**WHAT THE EXERCISE ASKS**
Transcribe all of the material exactly, except for its pictures.

**DATA SUPPLIED**
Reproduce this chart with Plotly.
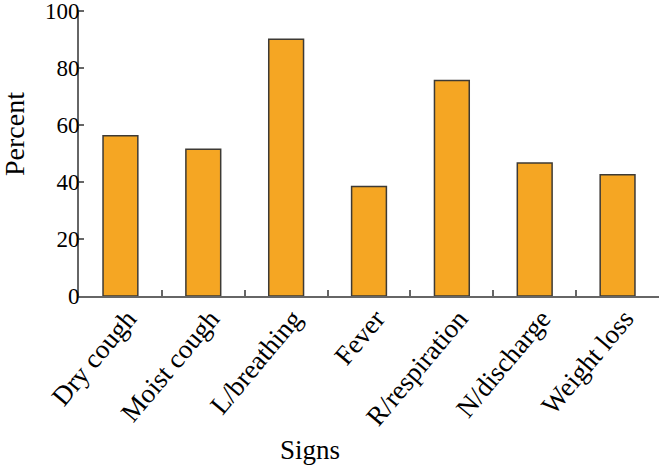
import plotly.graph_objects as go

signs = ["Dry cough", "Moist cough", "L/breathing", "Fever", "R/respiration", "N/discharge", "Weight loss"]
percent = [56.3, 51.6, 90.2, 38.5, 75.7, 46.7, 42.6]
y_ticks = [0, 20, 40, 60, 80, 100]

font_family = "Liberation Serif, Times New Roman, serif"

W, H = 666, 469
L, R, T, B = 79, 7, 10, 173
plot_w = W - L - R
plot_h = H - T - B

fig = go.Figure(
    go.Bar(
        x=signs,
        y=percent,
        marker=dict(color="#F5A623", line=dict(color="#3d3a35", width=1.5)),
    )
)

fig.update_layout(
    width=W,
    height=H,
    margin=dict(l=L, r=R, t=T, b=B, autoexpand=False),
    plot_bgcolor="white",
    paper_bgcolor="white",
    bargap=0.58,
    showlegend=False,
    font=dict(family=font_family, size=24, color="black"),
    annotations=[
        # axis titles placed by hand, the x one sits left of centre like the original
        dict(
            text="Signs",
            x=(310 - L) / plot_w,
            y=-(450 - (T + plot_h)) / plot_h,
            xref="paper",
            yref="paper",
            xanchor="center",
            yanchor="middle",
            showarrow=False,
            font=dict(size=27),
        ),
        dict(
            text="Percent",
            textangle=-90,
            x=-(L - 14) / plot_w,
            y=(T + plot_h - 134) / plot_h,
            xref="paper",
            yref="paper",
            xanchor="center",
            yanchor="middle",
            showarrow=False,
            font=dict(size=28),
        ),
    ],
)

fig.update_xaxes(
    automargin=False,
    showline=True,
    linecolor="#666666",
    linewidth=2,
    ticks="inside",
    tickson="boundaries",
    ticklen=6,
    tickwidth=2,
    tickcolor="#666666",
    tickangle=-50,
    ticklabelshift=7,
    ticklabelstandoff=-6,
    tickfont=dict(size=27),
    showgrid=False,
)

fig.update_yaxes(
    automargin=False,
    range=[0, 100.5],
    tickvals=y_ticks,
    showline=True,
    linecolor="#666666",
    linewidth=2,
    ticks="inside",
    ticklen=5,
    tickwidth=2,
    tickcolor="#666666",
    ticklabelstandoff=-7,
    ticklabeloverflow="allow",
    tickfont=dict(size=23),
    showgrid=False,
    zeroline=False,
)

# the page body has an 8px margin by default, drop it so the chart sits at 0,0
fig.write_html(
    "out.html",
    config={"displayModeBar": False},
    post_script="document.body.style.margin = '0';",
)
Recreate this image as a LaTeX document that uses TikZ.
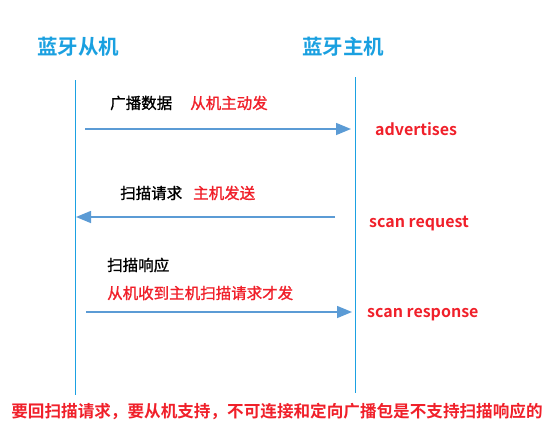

**WRITTEN RESPONSE**
Reproduce this chart with Plotly.
import plotly.graph_objects as go

signs = ["Dry cough", "Moist cough", "L/breathing", "Fever", "R/respiration", "N/discharge", "Weight loss"]
percent = [56.3, 51.6, 90.2, 38.5, 75.7, 46.7, 42.6]
y_ticks = [0, 20, 40, 60, 80, 100]

font_family = "Liberation Serif, Times New Roman, serif"

W, H = 666, 469
L, R, T, B = 79, 7, 10, 173
plot_w = W - L - R
plot_h = H - T - B

fig = go.Figure(
    go.Bar(
        x=signs,
        y=percent,
        marker=dict(color="#F5A623", line=dict(color="#3d3a35", width=1.5)),
    )
)

fig.update_layout(
    width=W,
    height=H,
    margin=dict(l=L, r=R, t=T, b=B, autoexpand=False),
    plot_bgcolor="white",
    paper_bgcolor="white",
    bargap=0.58,
    showlegend=False,
    font=dict(family=font_family, size=24, color="black"),
    annotations=[
        # axis titles placed by hand, the x one sits left of centre like the original
        dict(
            text="Signs",
            x=(310 - L) / plot_w,
            y=-(450 - (T + plot_h)) / plot_h,
            xref="paper",
            yref="paper",
            xanchor="center",
            yanchor="middle",
            showarrow=False,
            font=dict(size=27),
        ),
        dict(
            text="Percent",
            textangle=-90,
            x=-(L - 14) / plot_w,
            y=(T + plot_h - 134) / plot_h,
            xref="paper",
            yref="paper",
            xanchor="center",
            yanchor="middle",
            showarrow=False,
            font=dict(size=28),
        ),
    ],
)

fig.update_xaxes(
    automargin=False,
    showline=True,
    linecolor="#666666",
    linewidth=2,
    ticks="inside",
    tickson="boundaries",
    ticklen=6,
    tickwidth=2,
    tickcolor="#666666",
    tickangle=-50,
    ticklabelshift=7,
    ticklabelstandoff=-6,
    tickfont=dict(size=27),
    showgrid=False,
)

fig.update_yaxes(
    automargin=False,
    range=[0, 100.5],
    tickvals=y_ticks,
    showline=True,
    linecolor="#666666",
    linewidth=2,
    ticks="inside",
    ticklen=5,
    tickwidth=2,
    tickcolor="#666666",
    ticklabelstandoff=-7,
    ticklabeloverflow="allow",
    tickfont=dict(size=23),
    showgrid=False,
    zeroline=False,
)

# the page body has an 8px margin by default, drop it so the chart sits at 0,0
fig.write_html(
    "out.html",
    config={"displayModeBar": False},
    post_script="document.body.style.margin = '0';",
)
Recreate this image as a LaTeX document that uses TikZ.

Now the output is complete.